Because the point here is this. The first time you hear these songs, you may smile. For example “Good Luck” is an almost spoken word bluesy thing about buying one of those charms you see advertised. You may laugh, as MV did at the opening line: “Well I was readin’ through the paper, alright, it was “Truth and Beauty” magazine” but listen to it again and you will see that it is a tale of working class desperation.
It is typical of “…Ever Have Been” that it does this, because Patershuk, who by day builds bridges in his native Canada, weaves his tales of the everyday in a way that others would not. “Hot Knuckle Blues” features a man who is out of work and questioning his place in society, but there’s not the bitterness here that others would invoke (“‘Bout a year back things got tough I guess, and they had to lay me off, I don’t hold no hard feelings boys, it really is no one’s fault”) but the violin here gives it a real hoedown feel which is strangely uplifting.
Not many songs are called “Memory And The First Law Of Thermodynamics”, but there is one here and it is a gorgeous folky lamentation, with a classic air. Patershuk’s deep, throaty half spoken way of singing is perfect for the feel.
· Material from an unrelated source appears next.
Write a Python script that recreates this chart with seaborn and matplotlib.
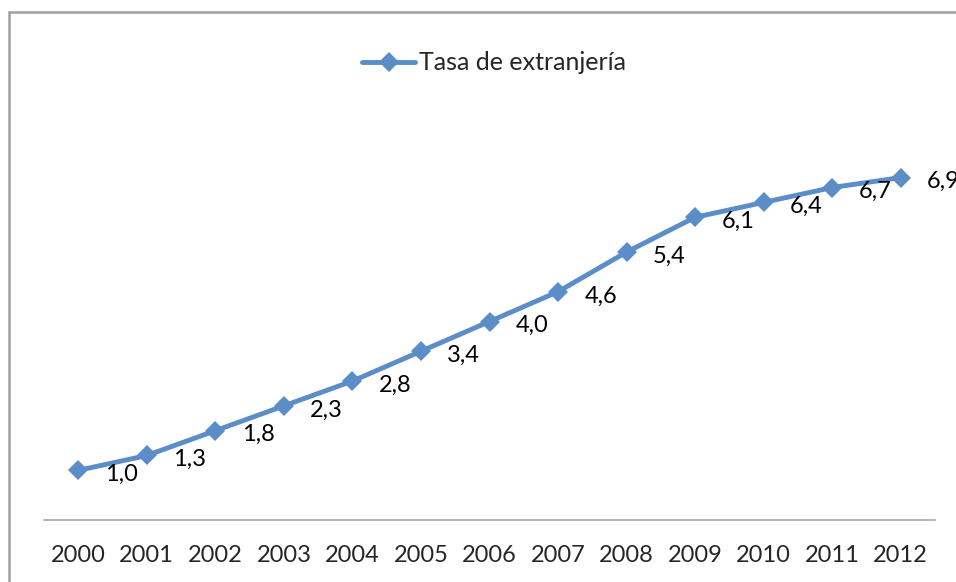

Recorded with roots rock veteran Steve Dawson at Bryan Adams’ studio in Vancouver, this album sounds perfect, and there is something of the Townes Van Zandt dustbowl about “Boreal” but this is not a record that wants to be compared to anyone. Brimming with ideas too, “Blank Pages And Lost Wages” deals with writers block, “I swear if I don’t write one soon I’ll break right down and cry” he sings at one point but if he suffers from it , then it doesn’t show as the spirit of the honky tonk is invoked.
“Cheap Guitar” has a primal bluesy feel, and is enlivened further by the wonderful saxophone, and even tucking the title track right down the running order can’t hide the simple majesty of the song.
Able to find a different side to anything, perhaps because he’s an outsider? Patershuk doesn’t write like anyone else. “Atlas” starts thus: “Atlas holdin’ the world up? Aw c’mon man you know that’s just a myth, he’s sittin’ in a Grande Prairie bar called “Breakers”, with a herniated disc.” No further discussion is needed, this is wonderful stuff
Ending the record with two songs invoking birds as a metaphor for love is interesting too. “Sparrows” is the type of thing that appeared on those Elvis Country compilations, while “Swans” is a little more sprawling, almost a touch psychedelic even, the sparse backing somehow recalling Springsteen’s “Mary Queen Of Arkansas” from way back when.
Whilst he is ostensibly nothing like The Boss, Patershuk does share Springsteen’s ability to turn the everyday into the universal, but it is the poetic imagery and truly fantastic use of language that sets this apart.